Pakistan’s economic landscape is currently facing a severe strain as the national weekly oil import bill has officially surged to $800 million. This figure represents a staggering increase from the previous baseline of approximately $300 million per week. Prime Minister Shehbaz Sharif confirmed these figures during a federal cabinet meeting in late April 2026, highlighting the immense pressure this places on the national treasury.
Impact of Middle Eastern Geopolitical Conflict
The primary catalyst for this financial burden is the escalating conflict in the Middle East, which has caused major disruptions to global energy supply chains. Specifically, tensions and military strikes affecting the Strait of Hormuz have paralyzed the flow of oil, leading to a historic supply shock. As a country heavily reliant on imported energy, Pakistan is directly bearing the brunt of these international market fluctuations.
World Bank 2026 Global Projections
The April 2026 Commodity Markets Outlook by the World Bank supports these local findings, projecting that global energy prices will surge by 24% this year. This is expected to be the largest oil supply shock on record, pushing prices to their highest levels since the 2022 energy crisis. These global trends are the driving force behind the near-tripling of Pakistan’s weekly fuel expenditures.
Strain on Foreign Exchange Reserves
This sudden spike in costs has significantly impacted the economic stability Pakistan worked to achieve over the past two years. The necessity of paying $800 million every week is depleting foreign exchange reserves at an accelerated rate. This development poses a fresh challenge to the government’s efforts to manage inflation and maintain currency stability amidst an increasingly volatile global market.

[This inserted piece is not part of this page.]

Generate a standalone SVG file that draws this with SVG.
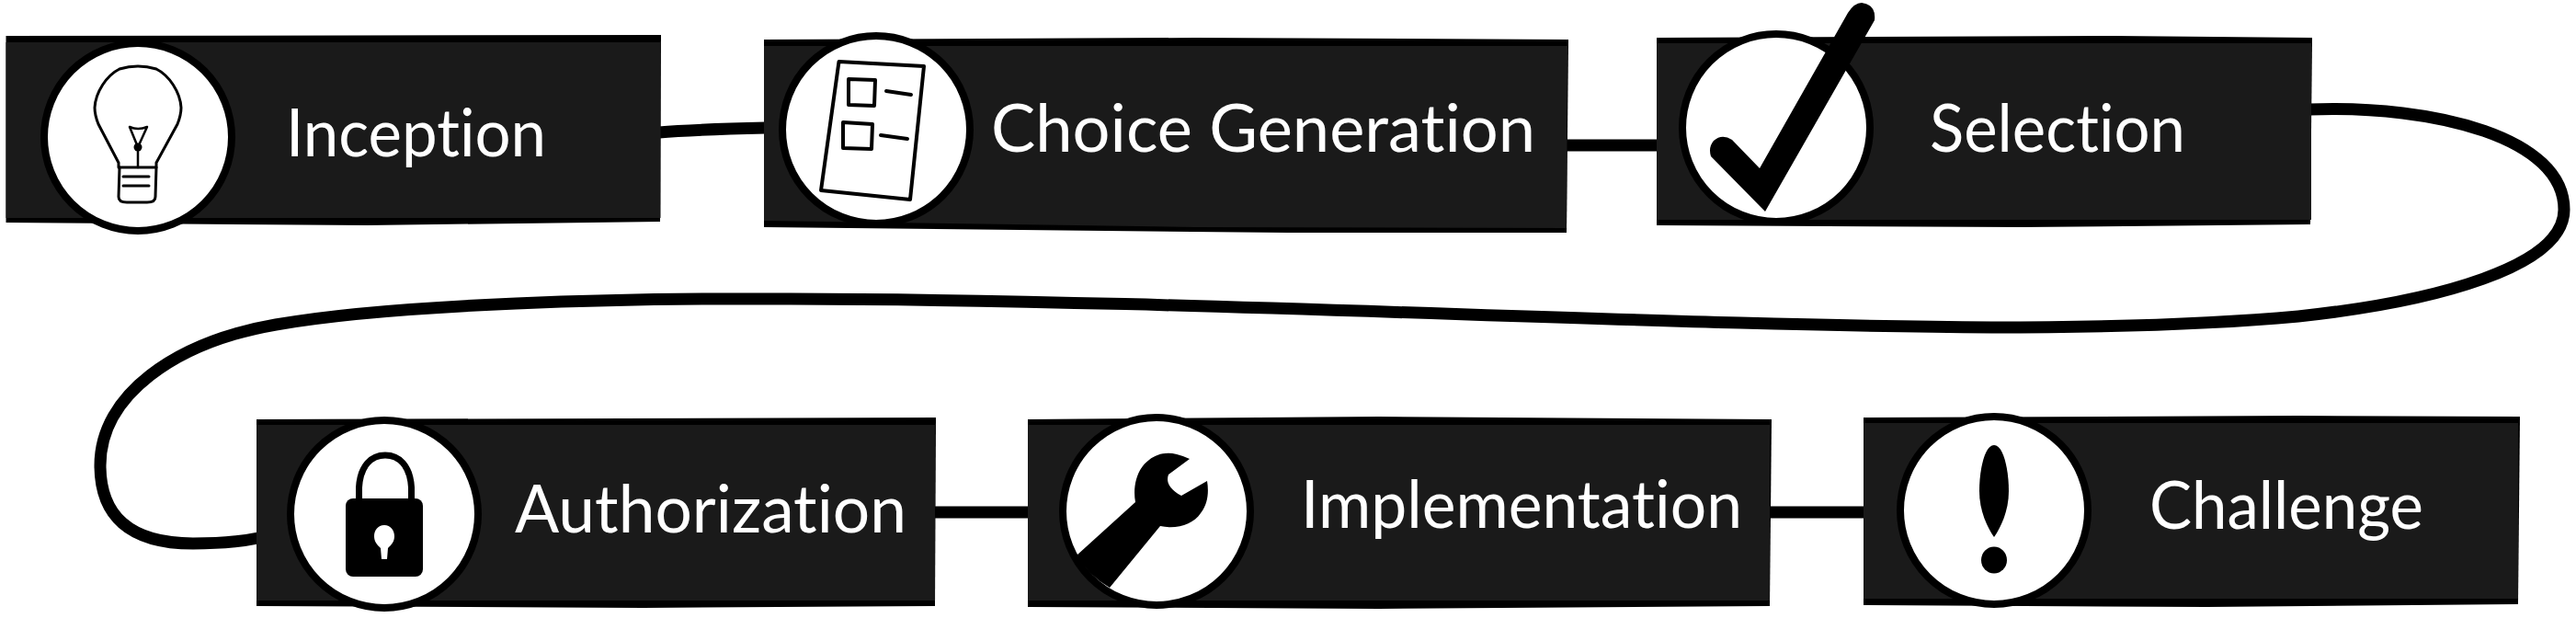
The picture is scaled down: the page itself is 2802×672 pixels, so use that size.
<svg xmlns="http://www.w3.org/2000/svg" width="2802" height="672" viewBox="0 0 2802 672">
<style>
.edge{fill:#000}
.fill{fill:#1a1a1a}
.disc{fill:#fff;stroke:#000;stroke-width:8}
.wire{fill:none;stroke:#000;stroke-width:13}
.ln{fill:none;stroke:#000;stroke-width:3;stroke-linejoin:round;stroke-linecap:round}
.ink{fill:#000}
text{font-family:"Lato","Open Sans","Liberation Sans",sans-serif;font-size:72px;fill:#fff;font-variant-ligatures:none}
</style>
<rect width="2802" height="672" fill="#fff"/>
<g id="connectors">
<path class="wire" d="M717 144 C750 141 790 140 833 139"/>
<path class="wire" d="M1703 158 L1804 158"/>
<path class="wire" d="M2512 119 C2650 114 2789 150 2789 228 C2789 290 2650 328 2500 344 C2390 354 2280 356 2166 356 C1800 354 1300 326 860 325 C680 324 430 330 300 353 C190 372 109 430 109 506 C109 560 140 591 210 591 C240 591 262 589 281 585"/>
<path class="wire" d="M1016 557 L1120 557"/>
<path class="wire" d="M1924 557 L2029 557"/>
</g>
<g id="inception">
<polygon class="edge" points="6.500,39 719,38 718,241 400,245 6.500,242"/>
<rect class="fill" x="6.500" y="46" width="712" height="191"/>
<circle class="disc" cx="150" cy="149" r="102"/>
<path class="ln" d="M129 177 L107 135 Q103 125 103 117 C104 100 116 82 130 75 Q150 69 170 75 C184 82 196 100 197 117 Q197 125 193 135 L170 177 L170 182 L129 182 Z"/>
<path class="ln" d="M130 182 L129 214 Q129 220 138 220 L160 220 Q169 220 169 214 L170 182 M134 192 L162 192 M134 202 L162 202"/>
<path class="ln" style="stroke-width:2.500" d="M141 138 L150 160 L160 138 Q150 142 141 138 M150 160 L150 182"/>
<circle class="ink" cx="150" cy="160" r="4.500"/>
<text x="311" y="170" textLength="283" lengthAdjust="spacingAndGlyphs">Inception</text>
</g>
<g id="choice-generation">
<polygon class="edge" points="831,43 1300,41 1706,43 1704,253 1400,253 831,247"/>
<polygon class="fill" points="831,50 1705,50 1704,248 1300,247 831,240"/>
<circle class="disc" cx="953" cy="141" r="102"/>
<path class="ln" style="stroke-width:4" d="M912.500 67 L1005 72 L990 217 L893 207 Z M923 86 L952 87 L951 115 L923 114 Z M917 133 L949 135 L948 162 L917 161 Z M964 99 L991 103 M958 147 L987 151"/>
<text x="1078" y="165" textLength="592" lengthAdjust="spacingAndGlyphs">Choice Generation</text>
</g>
<g id="selection">
<polygon class="edge" points="1802,41 2300,39 2515,41 2513,244 2200,247 1802,245"/>
<rect class="fill" x="1802" y="47" width="712" height="192"/>
<circle class="disc" cx="1932" cy="139" r="102"/>
<path class="ink" d="M2010 14 Q2017 3 2025 3 Q2041 5 2039 22 L1920 230 L1861 170 Q1858 160 1864 153 Q1873 145 1884 152 L1914 183 Z"/>
<text x="2099" y="165" textLength="278" lengthAdjust="spacingAndGlyphs">Selection</text>
</g>
<g id="authorization">
<polygon class="edge" points="279,456 1018,454 1017,659 700,661 279,659"/>
<rect class="fill" x="279" y="462" width="738" height="191"/>
<circle class="disc" cx="418" cy="559" r="102"/>
<path class="ln" style="stroke-width:7" d="M390.500 545 L390.500 530 C392 506 404 495 419 495 C434 495 446 506 447.500 530 L447.500 545"/>
<rect class="ink" x="376" y="542" width="84" height="85" rx="8"/>
<path fill="#fff" d="M418 571 C411 571 407 577 407 583 C407 589 410 592 414 596 L415 608 L421 608 L422 596 C426 592 429 589 429 583 C429 577 425 571 418 571 Z"/>
<text x="560" y="579" textLength="426" lengthAdjust="spacingAndGlyphs">Authorization</text>
</g>
<g id="implementation">
<polygon class="edge" points="1118,456 1500,453 1927,456 1925,659 1500,662 1118,660"/>
<rect class="fill" x="1118" y="462" width="807" height="191"/>
<circle class="disc" cx="1258" cy="556" r="102"/>
<path class="ink" d="M1171 604 L1235 546 C1232 530 1236 510 1250 500 C1258 494 1268 491 1280 494 Q1288 496 1294 499 L1271 516 C1268 524 1272 532 1285 539 L1313 523 C1315 535 1314 548 1306 558 C1298 570 1280 576 1262 572 L1207 639 A100 100 0 0 1 1171 604 Z"/>
<text x="1415" y="574" textLength="480" lengthAdjust="spacingAndGlyphs">Implementation</text>
</g>
<g id="challenge">
<polygon class="edge" points="2027,454 2500,452 2741,453 2739,657 2400,660 2027,658"/>
<rect class="fill" x="2027" y="460" width="712" height="191"/>
<circle class="disc" cx="2169" cy="555" r="102"/>
<path class="ink" d="M2169 484 C2179 484 2185 510 2185 534 C2185 556 2176 574 2169 584 C2162 574 2153 556 2153 534 C2153 510 2159 484 2169 484 Z"/>
<ellipse class="ink" cx="2169" cy="609" rx="14" ry="14.500"/>
<text x="2338" y="575" textLength="298" lengthAdjust="spacingAndGlyphs">Challenge</text>
</g>
</svg>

Domestic Fuel Supply and Government Outlook
Despite the high financial costs, the government has stated that the domestic supply of fuel remains “satisfactory” for the time being. This is partly due to a global decline in consumption and strategic management of the supply-demand balance within the country. However, the long-term outlook remains dependent on the resolution of regional conflicts and the stabilization of international oil prices.